Full-year group pretax income was up at $14.2 million on sales of $725.2 million from 2015’s $121,000 and $848.3 million, respectively.

Company-wide, The Andersons were back in the black for the fourth-quarter with income of $11.3 million ($0.36 per diluted share) on sales of $1.11 billion from the year-ago loss of $46.7 million ($1.68 per share) and $1.18 billion, respectively. Full-year income was $14.5 million ($0.41 per share) on sales of $3.92 billion up from 2015’s loss of $11.3 million ($0.46 per share) on $4.2 billion, respectively.

CF posts loss for 4Q, year

CF Industries Holdings Inc. reported a fourth-quarter loss attributable to common stockholders of $320 million ($1.38 per diluted share) on sales of $867 million, down from the year-ago income of $27 million ($0.11 per share) and $1.11 billion, respectively.

The company reported an adjusted net loss of $90 million ($0.39 per share) compared to year-ago income of $168 million ($0.72 per share). During the quarter, CF took a $134 million impairment on its Trinidad nitrogen joint venture, citing long-term challenges to natural gas availability.

The company does expect some $800 million in tax refunds due to a carryback of taxes from the 2016 tax year to prior periods. These primarily relate to accelerated tax depreciation for new capacity projects put into place in 2016.

CF reports that its new Port Neal, Iowa, ammonia and urea plants were successfully commissioned and started up and are producing on-spec product for sale.

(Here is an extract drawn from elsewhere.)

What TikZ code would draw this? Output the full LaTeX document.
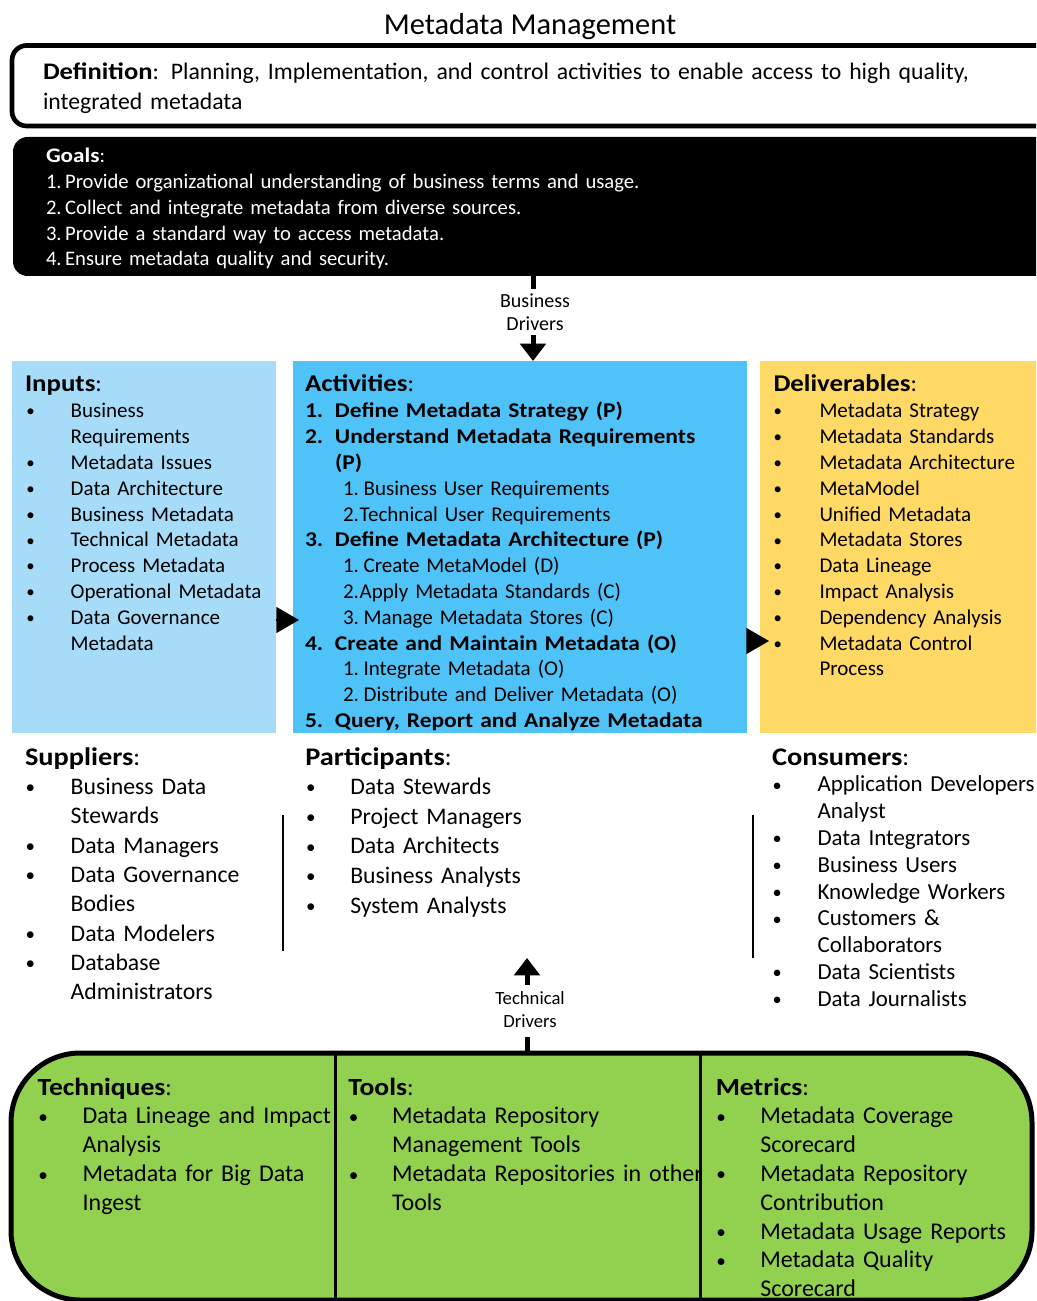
\documentclass[tikz,border=0pt]{standalone}
\usepackage{fontspec}
\setmainfont{Carlito}[BoldFeatures={FakeStretch=1.12}]
\usetikzlibrary{fit,arrows.meta}
\definecolor{inpblue}{RGB}{166,220,248}
\definecolor{actblue}{RGB}{79,194,247}
\definecolor{delyel}{RGB}{255,217,102}
\definecolor{tgreen}{RGB}{146,208,80}
\newlength\bulind
\newlength\txtind
\newcommand\smbul{\raisebox{0.6pt}{\scalebox{0.8}{\textbullet}}}
\newcommand\mmhead[2]{\noindent{\fontsize{#1}{#1}\selectfont\textbf{#2}:}}
\newcommand\litem[1]{\par\hangindent=\txtind\hangafter=1\noindent\makebox[\txtind][l]{\hspace{\bulind}\smbul}#1}
\newcommand\nitem[2]{\par\hangindent=\txtind\hangafter=1\noindent\makebox[\txtind][l]{\bfseries #1}{\bfseries #2}}
\newcommand\sitem[3][3.5pt]{\par\noindent\hspace{28.5pt}#2\hspace{#1}#3}
\tikzset{
  blk/.style={anchor=base west, inner sep=0pt, outer sep=0pt, align=left, text width=#1},
  area/.style={inner sep=0pt, outer sep=0pt},
  stub/.style={line width=3.75pt},
  bigarrow/.style={line width=3.75pt, -{Triangle[length=13pt,width=19pt]}},
  sidearrow/.style={line width=1pt, -{Triangle[length=17pt,width=19.5pt]}},
  vline/.style={line width=1.5pt},
  drv/.style={align=center, inner sep=0pt, font=\fontsize{15pt}{17.25pt}\selectfont},
}
\begin{document}
\begin{tikzpicture}[x=0.75pt,y=-0.75pt]
\useasboundingbox (0,0) rectangle (1036,1301);
\fill[white] (0,0) rectangle (1036,1301);
\clip (0,0) rectangle (1036,1301);

% title
\node[anchor=base, inner sep=0pt, font=\fontsize{22.8pt}{24pt}\selectfont] (title) at (530,35) {Metadata Management};

% definition
\node[area, fit={(12,45.5) (1050,126)}, draw, line width=3.5pt, rounded corners=11pt] (def) {};
\node[blk=760pt, font=\fontsize{17.8pt}{22.5pt}\selectfont] (deftext) at (43,80)
 {\textbf{Definition}: Planning, Implementation, and control activities to enable access to high quality,\newline integrated metadata\par};

% goals
\node[area, fit={(13,137) (1050,276)}, fill=black, rounded corners=11pt] (goals) {};
\node[blk=700pt, text=white, font=\fontsize{15.5pt}{19.3pt}\selectfont] (goalstext) at (46,163)
 {\noindent\textbf{Goals}:\par
  \noindent 1.\,Provide organizational understanding of business terms and usage.\par
  \noindent 2.\,Collect and integrate metadata from diverse sources.\par
  \noindent 3.\,Provide a standard way to access metadata.\par
  \noindent 4.\,Ensure metadata quality and security.\par};

% business drivers
\node[drv] (bd) at (535,312) {Business\\Drivers};
\coordinate (bdtop) at (533,289);
\coordinate (bdbot) at (533,335);

% three main boxes
\node[area, fit={(12,361) (276,733)}, fill=inpblue] (inp) {};
\node[area, fit={(293,361) (747,733)}, fill=actblue] (act) {};
\node[area, fit={(760,361) (1050,733)}, fill=delyel] (del) {};

\draw[stub] (goals.south -| bdtop) -- (bdtop);
\draw[bigarrow] (bdbot) -- (bdbot |- act.north);

\node[blk=240pt, font=\fontsize{15.75pt}{19.35pt}\selectfont] (inptext) at (25,392)
 {\setlength\bulind{1pt}\setlength\txtind{34.3pt}%
  \mmhead{18pt}{Inputs}%
  \litem{Business\newline Requirements}%
  \litem{Metadata Issues}%
  \litem{Data Architecture}%
  \litem{Business Metadata}%
  \litem{Technical Metadata}%
  \litem{Process Metadata}%
  \litem{Operational Metadata}%
  \litem{Data Governance\newline Metadata}\par};

\node[blk=330pt, font=\fontsize{15.75pt}{19.35pt}\selectfont] (acttext) at (305,392)
 {\setlength\txtind{22.5pt}%
  \mmhead{18pt}{Activities}%
  \nitem{1.}{Define Metadata Strategy (P)}%
  \nitem{2.}{Understand Metadata Requirements\newline (P)}%
  \sitem{1.}{Business User Requirements}%
  \sitem[0.6pt]{2.}{Technical User Requirements}%
  \nitem{3.}{Define Metadata Architecture (P)}%
  \sitem{1.}{Create MetaModel (D)}%
  \sitem[0.6pt]{2.}{Apply Metadata Standards (C)}%
  \sitem{3.}{Manage Metadata Stores (C)}%
  \nitem{4.}{Create and Maintain Metadata (O)}%
  \sitem{1.}{Integrate Metadata (O)}%
  \sitem{2.}{Distribute and Deliver Metadata (O)}%
  \nitem{5.}{Query, Report and Analyze Metadata}\par};

\node[blk=240pt, font=\fontsize{15.75pt}{19.35pt}\selectfont] (deltext) at (773.5,392)
 {\setlength\bulind{0pt}\setlength\txtind{34.5pt}%
  \mmhead{18pt}{Deliverables}%
  \litem{Metadata Strategy}%
  \litem{Metadata Standards}%
  \litem{Metadata Architecture}%
  \litem{MetaModel}%
  \litem{Unified Metadata}%
  \litem{Metadata Stores}%
  \litem{Data Lineage}%
  \litem{Impact Analysis}%
  \litem{Dependency Analysis}%
  \litem{Metadata Control\newline Process}\par};

\coordinate (a1) at (299,620);
\coordinate (a2) at (769,641);
\draw[sidearrow] (inp.east |- a1) -- (a1);
\draw[sidearrow] (act.east |- a2) -- (a2);

% suppliers, participants, consumers
\node[blk=240pt, font=\fontsize{17.8pt}{22pt}\selectfont] (suptext) at (25,765)
 {\setlength\bulind{0.5pt}\setlength\txtind{34.3pt}%
  \mmhead{19pt}{Suppliers}%
  \litem{Business Data\newline Stewards}%
  \litem{Data Managers}%
  \litem{Data Governance\newline Bodies}%
  \litem{Data Modelers}%
  \litem{Database\newline Administrators}\par};

\node[blk=240pt, font=\fontsize{17.8pt}{22.2pt}\selectfont] (partext) at (305.4,765)
 {\setlength\bulind{0.5pt}\setlength\txtind{33.7pt}%
  \mmhead{19pt}{Participants}%
  \litem{Data Stewards}%
  \litem{Project Managers}%
  \litem{Data Architects}%
  \litem{Business Analysts}%
  \litem{System Analysts}\par};

\node[blk=260pt, font=\fontsize{17.2pt}{20.1pt}\selectfont] (context) at (772,765)
 {\setlength\bulind{0.5pt}\setlength\txtind{34.2pt}%
  \mmhead{19pt}{Consumers}%
  \litem{Application Developers\newline Analyst}%
  \litem{Data Integrators}%
  \litem{Business Users}%
  \litem{Knowledge Workers}%
  \litem{Customers \&\newline Collaborators}%
  \litem{Data Scientists}%
  \litem{Data Journalists}\par};

\draw[vline] (283,815) -- (283,951);
\draw[vline] (752.5,815) -- (752.5,958);

% technical drivers
\node[drv, font=\fontsize{14pt}{17.25pt}\selectfont] (td) at (530,1010) {Technical\\Drivers};
\coordinate (tdtip) at (527,958);
\coordinate (tdbase) at (527,985);
\coordinate (tdstub) at (527,1037);

% bottom green box
\node[area, fit={(11,1053) (1032,1300)}, fill=tgreen, draw, line width=3.75pt, rounded corners=52pt] (green) {};
\draw[bigarrow] (tdbase) -- (tdtip);
\draw[stub] (tdstub) -- (tdstub |- green.north);

\node[blk=240pt, font=\fontsize{18pt}{21.7pt}\selectfont] (techtext) at (37.7,1095)
 {\setlength\bulind{0.5pt}\setlength\txtind{33.7pt}%
  \mmhead{18.5pt}{Techniques}%
  \litem{Data Lineage and Impact\newline Analysis}%
  \litem{Metadata for Big Data\newline Ingest}\par};

\node[blk=300pt, font=\fontsize{18pt}{21.7pt}\selectfont] (tooltext) at (348.3,1095)
 {\setlength\bulind{0.5pt}\setlength\txtind{32.8pt}%
  \mmhead{18.5pt}{Tools}%
  \litem{Metadata Repository\newline Management Tools}%
  \litem{Metadata Repositories in other\newline Tools}\par};

\node[blk=240pt, font=\fontsize{18pt}{21.6pt}\selectfont] (mettext) at (715.8,1095)
 {\setlength\bulind{0.5pt}\setlength\txtind{33.4pt}%
  \mmhead{18.5pt}{Metrics}%
  \litem{Metadata Coverage\newline Scorecard}%
  \litem{Metadata Repository\newline Contribution}%
  \litem{Metadata Usage Reports}%
  \litem{Metadata Quality\newline Scorecard}\par};

\draw[line width=2.25pt] (335,1053) -- (335,1300);
\draw[line width=2.25pt] (700,1053) -- (700,1300);
\end{tikzpicture}
\end{document}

While CF reported increased sales volumes during the year, it noted that prices were down, though it noted they rose in the fourth quarter. It expects prices to increase in the first-half, citing in part less product from China. However, it says second-half pricing is uncertain due to the coming online of additional global and North American supplies.

CF reported a full-year net loss of $277 million ($1.19 per share) on sales of $3.68 billion, down from prior year income of $700 million ($2.96 per share) and $4.31 billion, respectively. CF reported adjusted net earnings for the year of $109 million ($0.47 per share) compared to the year-ago $896 million ($3.79 per share).

JPMC, BCIC sign phosphate supply deal (clarification)

Jordan Phosphate Mines Co. (JPMC) on Feb. 11 signed a Memorandum of Understanding with the Government of Bangladesh to supply 270,000 mt of phosphate rock and phosphoric acid worth $280 million. Under the MOU, JPMC said it will supply Bangladesh Chemical Industries Corp. (BCIC) with 150,000 mt of phosphate rock and 120,000 mt of phosphoric acid annually for a period of three years. An earlier alert did not indicate the deal was for annual delivery.

The supplier will also look at the possibility of supplying DAP to Bangladesh.

JPMC’s CEO Shafiq al-Ashqar said the relationship between JPMC and BCIC extends back many years whereby the Jordanian company used to be the main supplier of phosphate to the Bangladesh market.

 

ICL posts lower 4Q profit and loss for 2016

Israel Chemicals Ltd. reported a $32 million net profit ($0.03 per diluted share) on revenues of $1.348 billion compared to the year ago net income of $96 million ($0.08) on $1.427 billion respectively.

ICL said Q4 sales were impacted by lower fertilizer prices which were partially offset by higher potash volumes in China, Brazil and Europe. Potash shipments increased during Q4 following the late signing of contracts in China and India. The company said potash prices witnessed a moderate recovery over the past several months led by Brazil and U.S. markets, although they still remain below the Q4 2015 levels. Potash volumes increased by 15 percent in Q4 compared to the same quarter in 2015, setting a quarterly record. ICL Dead Sea reported record potash production in 2016.

For the year, ICL reported a $122 million loss ($0.10) on revenues of $5.36 billion compared to full year 2015 net income of $509 million ($0.40) on revenues of $5.4 billion. ICL attributed its full year loss to write offs from the termination of its projects in Ethiopia and Britain and the company’s global computerization (ERP) program.